One potential way to spin a similar sort of story is to lean on the post-Maelstrom metaplot and the ideas/rules for Harbinger "neonates" presented in "Lore of the Bloodlines"; with the Harbingers taking over the Giovanni holdings, converting or destroying the family members. Maybe even resurrecting the Lamia somehow.
Dec 1, 2025 4:20 am
So I've recently properly finished reading "Montreal by Night" and it was.. quite an experience, certainly not something Paradox execs would dare to dip their toes in now. There wasn't that much.. unwholesomeness, but stuff that was there stood out tall and bright. With that in mind..

What's your take on "Black Dog" books? Sad to see them go or glad the new regime did not resurrect the infamous imprint? What were your favourite/least favourite books from the series?
Dec 1, 2025 7:40 am
reversia.ch says:
What's your take on "Black Dog" books? Sad to see them go or glad the new regime did not resurrect the infamous imprint? What were your favourite/least favourite books from the series?
The glory days of White Wolf were marked by being an edgy, transgressive, public panic inducing company. With books that are sold in black bags, and court procedings where people blame the game for their own misdeeds, to Jack Chick's delight. They rocked the boat of society and stood proud.

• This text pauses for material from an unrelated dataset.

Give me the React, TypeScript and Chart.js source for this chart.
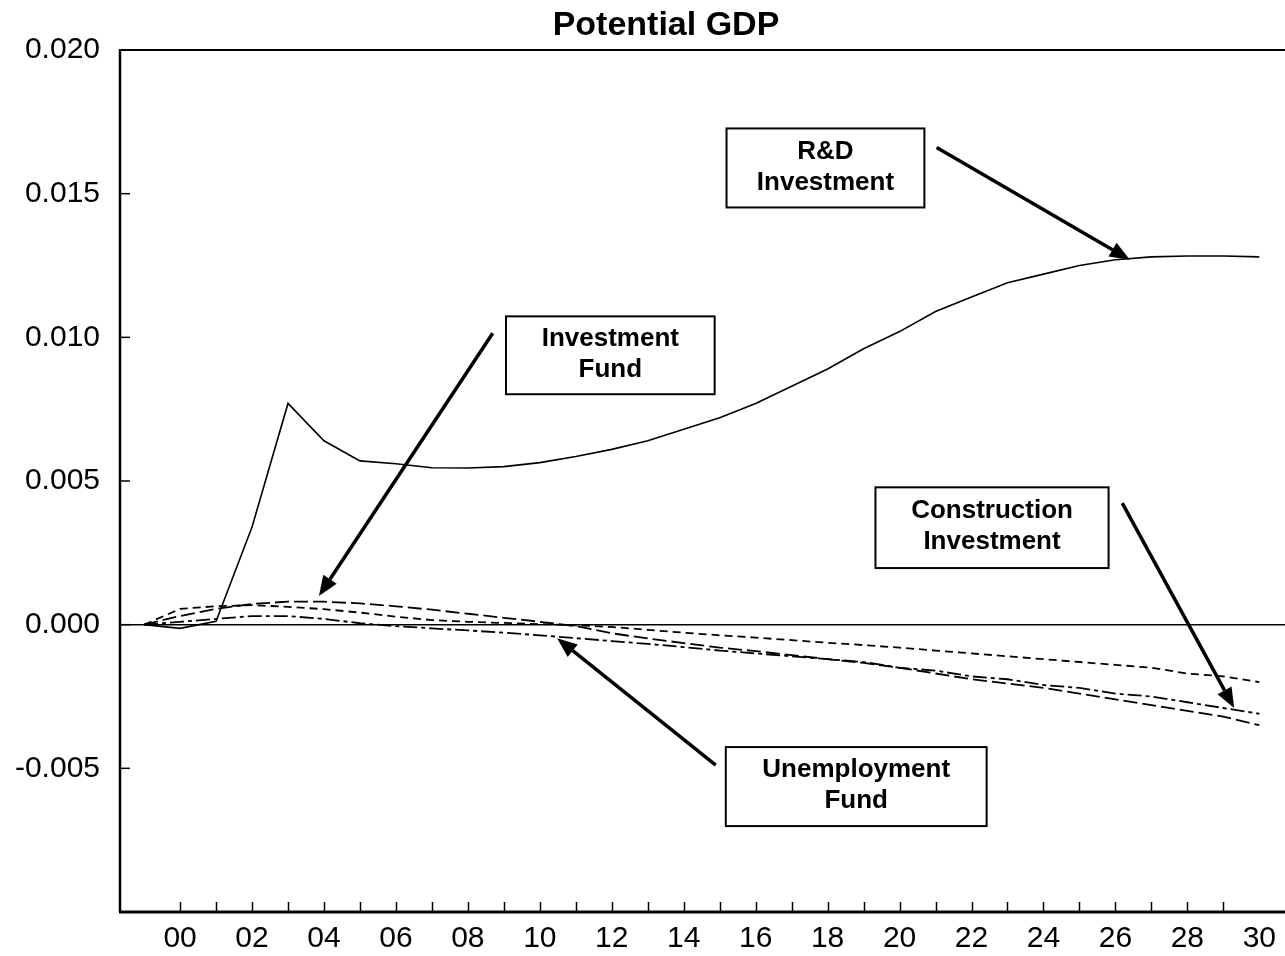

The current régime are not as brave as White Wolf's legacy deserves and are more afraid of public backlash. Whether or not one likes the new WW, it certainly is not faithful to its roots.
Dec 1, 2025 11:55 am
The Book of Nod was a bizarre and inspiring book under the Black Dog label. Only one I had
Dec 2, 2025 3:33 am
Whoever wrote the Fomori book should get therapy, the really expensive kind.
Dec 25, 2025 3:20 pm
I'm curious - has anyone actually tried to run their players or achieve with their own characters the "higher states" of being in WoD - Golconda, Ascension, uhh.. wraiths had something like as well, I think? What did the process entail? How long did it take? Was it actually fulfilling? Did the character act after achieving this feat or was it their peak and an ending to their journey?
Dec 25, 2025 4:35 pm
I haven't - at first I was a novice GM such a deep investment needing a stable and serious long-term narrative was unthinkable, and then I drifted away from WoD, but I still find the idea intriguing, particularly Ascension/Archmagedom, and maybe the Archmagedom of Awakening. I know too little of Wraith and it has an approachability issue. I'd be curious about ascended Tiger-Demons and maybe high-tier Solars in Exalted though.

Those campaign goals feel so mythic, epic, and unachievable, much like the stereotypical zero-to-demigod campaigns that sometimes get planned but never seem to reach the goal (partially because campaigns risk ending prematurely, partially because some GMs often go 'not yet, better add more filler before letting big changes happen in the narrative). Which I find highly unfortunate, as I have played other settings where the PCs started achieved similarly ambitious goals after long long narratives of overcoming challenges one step at a time.
Dec 25, 2025 4:55 pm
It's a question I've asked myself periodically through many campaigns. Truth is, I can't think of way to make it interesting in the shared meat space -- as in, what would the players be doing in this? "I roll for my PC to meditate on their existential dilemma inherent in being a perfectly designed predator who wants to transcend the need for everything that makes them so perfect."

"Okay, you meditate for thirty years and order a couple treatises on eBay. Roll Self Control, difficulty 10."

Or would they have to travel the world, chasing red herrings until they investigate the few legitimate instances of actual success? That could be a good campaign arc, but only if the players were REALLY interested in achieving this.